Notre action est purement politique et notre objectif prioritaire est de
libérer le Dr Geagea, le chef, le responsable et la personne. Nous
poursuivrons notre marche, si long que soit le temps d’attente.”
- Votre congrès a adopté des recommandations “diplomatiques”;
le gouvernement libanais a-t-il réagi et dans quel sens?
“Les résolutions traduisaient nos convictions et n’étaient
pas de caractère “diplomatique”, comme vous les qualifiez.
“Ainsi que je vous l’ai déjà dit, nous nous préoccupons
de sortir le Dr Geagea de prison et d’édifier un Etat moderne, juste
et démocratique, où les libertés seraient sauvegardées
et qui jouirait de la souveraineté absolue. Dans nos recommandations,
nous nous sommes adressés au président de la République,
en sa qualité de gardien de la Constitution, lui demandant d’agir
à l’effet de remédier au déséquilibre dont
pâtit le Liban où la loi des deux poids et deux mesures est
appliquée, ce qui est inacceptable.”
- Comment sont vos rapports avec Bkerké et coordonnez-vous
avec le siège patriarcal?
“Je profite toujours de la présence de S.Em. le cardinal Sfeir à
Rome pour aller lui présenter mes hommages et prendre sa bénédiction,
ce que je ne peux faire au Liban. Je l’ai rencontré dernièrement
et il m’a renseigné sur la situation intérieure et sur les
retombées de la visite du Souverain Pontife.”

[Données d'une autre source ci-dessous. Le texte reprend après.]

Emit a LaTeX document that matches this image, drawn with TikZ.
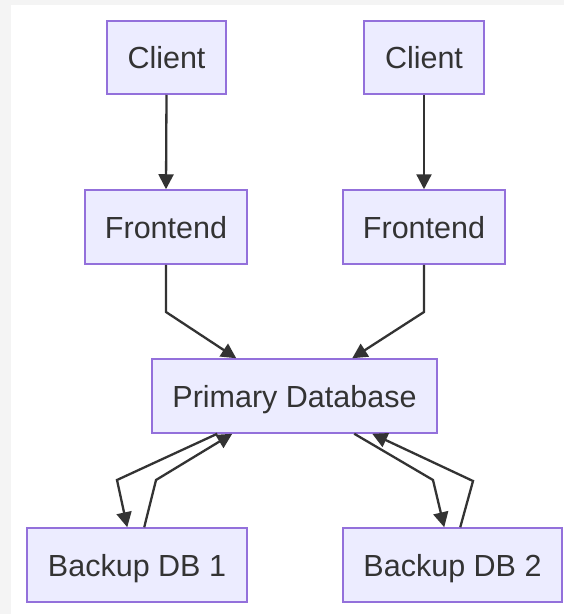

LE PATRIARCHE SFEIR EST LE PÈRE DE TOUS
LES MARONITES
- Bénit-il votre action?
“Sa Béatitude ne bénit pas une action politique déterminée,
mais toutes les actions visant à réformer les institutions,
car il ne s’adonne pas à la politique du point de vue partisan.
C’est le père de tous les maronites et une haute instance religieuse
dont la parole et l’action ont un impact au plan national. Les constantes
qu’il ne cesse de proclamer et les principes sur base desquels il agit
sont connus de tous.”
- Vous attendez-vous à réussir dans votre démarche
visant à libérer le Dr Geagea?
“Nous sommes optimistes, mais nous sommes sûrs de l’injustice qui
le frappe avec nos autres camarades, de même que l’institution dont
ils se réclament, laquelle a beaucoup donné en faveur d’un
Liban libre et souverain.”
PAS DE CONTACT AVEC LE GOUVERNEMENT LIBANAIS
- Coordonnez-vous votre action avec le Rassemblement national?
“La coordination est inexistante, mais nos positions se ressemblent et
se rapprochent.”
- Auriez-vous des contacts avec le gouvernement libanais, ne serait-ce
que d’une manière indirecte, pour lui faire part de vos points de
vue?
“Non, mais nous effectuons des contacts avec un certain nombre de diplomates
libanais à l’étranger. Nous les rencontrons certaines fois,
partant du fait que nous portons l’identité libanaise.”
- Comment est-il procédé au financement de vos bureaux
à l’étranger?
“Avec l’aide des camarades et amis. Le bureau de Washington existe depuis
près de vingt ans, ce qui nous a fourni l’occasion d’approcher les
Libanais d’Amérique du nord, ceux des Etats-Unis, du Mexique, du
Canada, d’Amérique latine, en plus de ceux d’Europe et d’Australie.
Nous avons noué de grandes amitiés et celles-ci n’admettent
pas que nos bureaux ferment leurs portes.”